Deaf football club from Belfast, Northern Ireland

Belfast Deaf United is the only deaf football club in Northern Ireland and, as of 2020, was playing in the Down Area Winter Football League. One of two deaf football clubs on the island of Ireland, the club play their home matches at the City of Belfast playing fields at Mallusk.

The club was originally known as the Belfast Deaf Mute Football Club and reputedly founded in 1900. The first club chairperson was Francis Maginn, a deaf activist in the early 20th century. Maginn was elected, along with other club officers, at a meeting held in August 1900. In September 1929, the club were admitted to the "Belfast Minor League". The football club played until World War II when, after the war, three local deaf football clubs were formed; Ulster Institute for the Deaf (FP), Kinghan Church (KC) and St Joseph's. After these three clubs folded in the late 1960s, management representatives from each former club got together and decided to form Belfast Deaf United. The new club was formed in 1967.
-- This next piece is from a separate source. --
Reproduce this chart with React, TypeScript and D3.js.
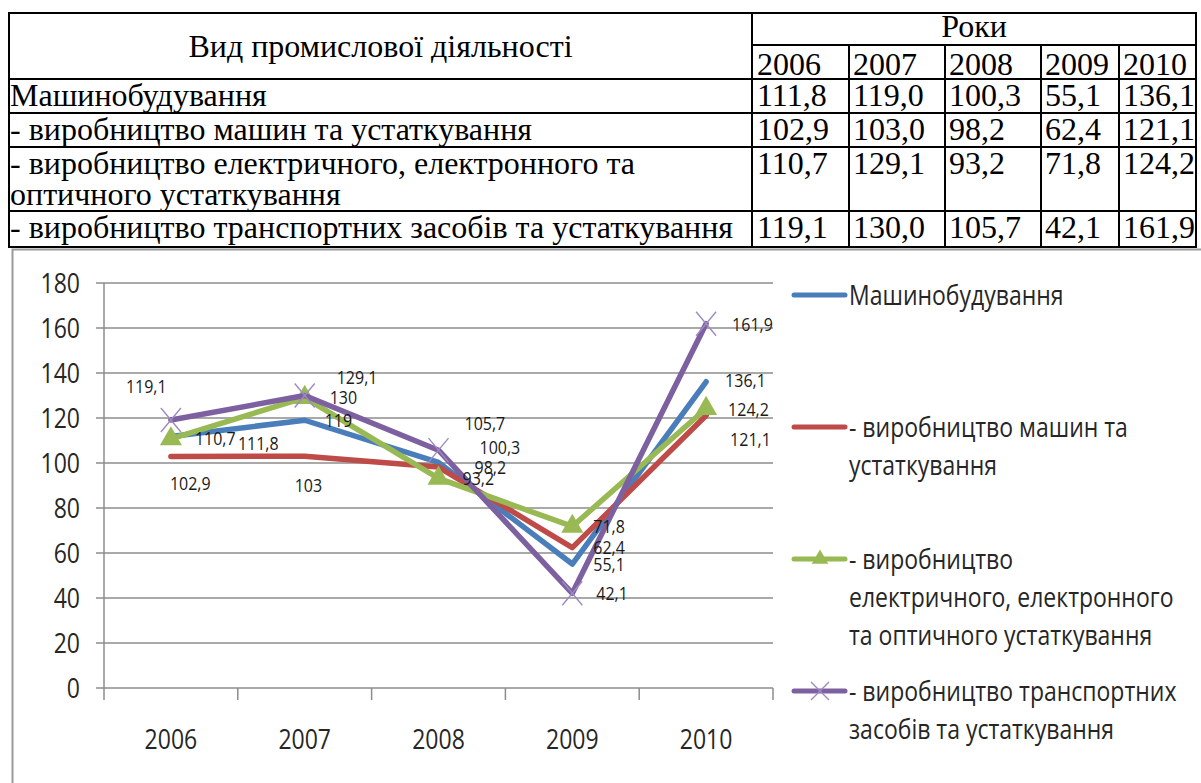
import * as React from "react";
import * as d3 from "d3";

// values copied from the table (index of industrial production, %)
const YEARS = ["2006", "2007", "2008", "2009", "2010"];
const MACHINE_BUILDING = [111.8, 119.0, 100.3, 55.1, 136.1];
const MACHINERY = [102.9, 103.0, 98.2, 62.4, 121.1];
const ELECTRICAL = [110.7, 129.1, 93.2, 71.8, 124.2];
const TRANSPORT = [119.1, 130.0, 105.7, 42.1, 161.9];
const Y_TICKS = [0, 20, 40, 60, 80, 100, 120, 140, 160, 180];

const TABLE_HEAD = "Вид промислової діяльності";
const TABLE_YEARS_HEAD = "Роки";
const TABLE_LABELS = [
  ["Машинобудування"],
  ["- виробництво машин та устаткування"],
  ["- виробництво електричного, електронного та", "оптичного устаткування"],
  ["- виробництво транспортних засобів та устаткування"],
];
const LEGEND_LABELS = [
  ["Машинобудування"],
  ["- виробництво машин та", "устаткування"],
  ["- виробництво", "електричного, електронного", "та оптичного устаткування"],
  ["- виробництво транспортних", "засобів та устаткування"],
];

const SERIES = [MACHINE_BUILDING, MACHINERY, ELECTRICAL, TRANSPORT];
const COLORS = ["#4a7ebb", "#be4b48", "#98b954", "#7d60a0"];
const MARKERS = ["none", "none", "triangle", "x"];

// data label offsets (dx, dy) from the point, Excel placed them by hand
const LABEL_OFFSETS = [
  [[67, 14], [20, 7], [41, -8], [21, 7], [19, 5]],
  [[-1, 34], [-10, 36], [36, 7], [21, 6], [24, 30]],
  [[24, 6], [32, -14], [24, 7], [21, 7], [22, 7]],
  [[-45, -27], [25, 8], [26, -20], [24, 7], [26, 7]],
];

const SERIF = "'Liberation Serif', 'Times New Roman', serif";
const SANS = "'Open Sans', 'Noto Sans', sans-serif";
const STRETCH = 1.15; // chart picture was pasted a bit taller than wide

const fmtTable = (v: number) => d3.format(".1f")(v).replace(".", ",");
const fmtLabel = (v: number) => (Number.isInteger(v) ? String(v) : fmtTable(v));

function xMark(r: number, ry: number) {
  const p = d3.path();
  p.moveTo(-r, -ry);
  p.lineTo(r, ry);
  p.moveTo(-r, ry);
  p.lineTo(r, -ry);
  return p.toString();
}

function SText(props: {
  x: number;
  y: number;
  size: number;
  anchor?: string;
  dy?: string;
  fill?: string;
  children: React.ReactNode;
}) {
  return (
    <text
      transform={`translate(${props.x},${props.y}) scale(1,${STRETCH})`}
      dy={props.dy}
      textAnchor={props.anchor || "start"}
      fontSize={props.size}
      fill={props.fill || "#262626"}
    >
      {props.children}
    </text>
  );
}

function Marker({ kind, color, big }: { kind: string; color: string; big: boolean }) {
  if (kind === "triangle") {
    const d = d3.symbol(d3.symbolTriangle, big ? 210 : 120)();
    return <path d={d || ""} fill={color} />;
  }
  if (kind === "x") {
    return (
      <path
        d={big ? xMark(10, 12) : xMark(9, 9)}
        stroke="#9d8bc2"
        strokeWidth={1.4}
        fill="none"
      />
    );
  }
  return null;
}

function Table() {
  const left = 9;
  const cols = [752, 849, 945, 1041, 1119, 1196];
  const rows = [13, 45, 79, 113, 147, 211, 247];
  const bodyRows = rows.slice(2);
  const line = { stroke: "#000", strokeWidth: 2 };
  const pad = (i: number) => cols[i] + (i === 0 ? 5 : 4);
  return (
    <g fontFamily={SERIF} fontSize={32} fill="#000">
      <line x1={left - 1} x2={cols[5] + 1} y1={rows[0]} y2={rows[0]} {...line} />
      <line x1={cols[0]} x2={cols[5]} y1={rows[1]} y2={rows[1]} {...line} />
      {bodyRows.map((y) => (
        <line key={y} x1={left - 1} x2={cols[5] + 1} y1={y} y2={y} {...line} />
      ))}
      <line x1={left} x2={left} y1={rows[0]} y2={rows[6]} {...line} />
      <line x1={cols[0]} x2={cols[0]} y1={rows[0]} y2={rows[6]} {...line} />
      <line x1={cols[5]} x2={cols[5]} y1={rows[0]} y2={rows[6]} {...line} />
      {cols.slice(1, 5).map((x) => (
        <line key={x} x1={x} x2={x} y1={rows[1]} y2={rows[6]} {...line} />
      ))}
      <text x={(left + cols[0]) / 2} y={57} textAnchor="middle">
        {TABLE_HEAD}
      </text>
      <text x={(cols[0] + cols[5]) / 2} y={37} textAnchor="middle">
        {TABLE_YEARS_HEAD}
      </text>
      {YEARS.map((yr, i) => (
        <text key={yr} x={pad(i)} y={75}>
          {yr}
        </text>
      ))}
      {TABLE_LABELS.map((lines, r) => (
        <g key={r}>
          {lines.map((t, k) => (
            <text key={k} x={10} y={bodyRows[r] + 27 + k * 31}>
              {t}
            </text>
          ))}
          {SERIES[r].map((v, i) => (
            <text key={i} x={pad(i)} y={bodyRows[r] + 27}>
              {fmtTable(v)}
            </text>
          ))}
        </g>
      ))}
    </g>
  );
}

function Chart() {
  const x = d3.scaleBand<string>().domain(YEARS).range([104, 773]);
  const y = d3.scaleLinear().domain([0, 180]).range([688, 283]);
  const cx = (yr: string) => (x(yr) ?? 0) + x.bandwidth() / 2;
  const line = d3
    .line<number>()
    .x((_, i) => cx(YEARS[i]))
    .y((v) => y(v));
  const grid = "#8c8c8c";
  const ticksX = [...YEARS.map((yr) => x(yr) ?? 0), 773];

  return (
    <g fontFamily={SANS}>
      <rect x={12.5} y={249.5} width={1200} height={540} fill="#fff" stroke="#9a9a9a" strokeWidth={2} />
      {Y_TICKS.map((t) => (
        <g key={t}>
          <line x1={96} x2={773} y1={y(t)} y2={y(t)} stroke={grid} strokeWidth={1.5} />
          <SText x={80} y={y(t)} dy="0.36em" anchor="end" size={23}>
            {t}
          </SText>
        </g>
      ))}
      <line x1={104} x2={104} y1={y(180)} y2={y(0)} stroke={grid} strokeWidth={1.5} />
      {ticksX.map((tx, i) => (
        <line key={i} x1={tx} x2={tx} y1={y(0)} y2={y(0) + 12} stroke={grid} strokeWidth={1.5} />
      ))}
      {YEARS.map((yr) => (
        <SText key={yr} x={cx(yr)} y={749} anchor="middle" size={23}>
          {yr}
        </SText>
      ))}

      {SERIES.map((vals, s) => (
        <g key={s}>
          <path
            d={line(vals) || ""}
            fill="none"
            stroke={COLORS[s]}
            strokeWidth={5.5}
            strokeLinejoin="round"
            strokeLinecap="round"
          />
          {vals.map((v, i) => (
            <g key={i} transform={`translate(${cx(YEARS[i])},${y(v)})`}>
              <Marker kind={MARKERS[s]} color={COLORS[s]} big />
            </g>
          ))}
        </g>
      ))}
      {SERIES.map((vals, s) =>
        vals.map((v, i) => (
          <SText
            key={`${s}-${i}`}
            x={cx(YEARS[i]) + LABEL_OFFSETS[s][i][0]}
            y={y(v) + LABEL_OFFSETS[s][i][1]}
            size={16}
            fill="#1a1a1a"
          >
            {fmtLabel(v)}
          </SText>
        ))
      )}

      {LEGEND_LABELS.map((lines, s) => {
        const ly = 295 + s * 132;
        return (
          <g key={s}>
            <line x1={794} x2={845} y1={ly} y2={ly} stroke={COLORS[s]} strokeWidth={5} strokeLinecap="round" />
            <g transform={`translate(820,${ly})`}>
              <Marker kind={MARKERS[s]} color={COLORS[s]} big={false} />
            </g>
            {lines.map((t, k) => (
              <SText key={k} x={849} y={ly + k * 38} dy="0.36em" size={23}>
                {t}
              </SText>
            ))}
          </g>
        );
      })}
    </g>
  );
}

export default function App() {
  return (
    <svg
      width={1201}
      height={783}
      style={{ position: "absolute", left: 0, top: 0, background: "#fff" }}
    >
      <Table />
      <Chart />
    </svg>
  );
}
Belfast Deaf United has played in various football leagues across the Greater Belfast area since its formation, including the Down Area League and the Belfast District Football League. The club has also participated in the annual British Deaf Cup, a tournament which involves the top deaf football clubs across the United Kingdom. Competing in the British Deaf Cup on several occasions, the club won the competition in 2011, 2012 and 2014. A number of club members have also represented Ireland at the Deaflympics.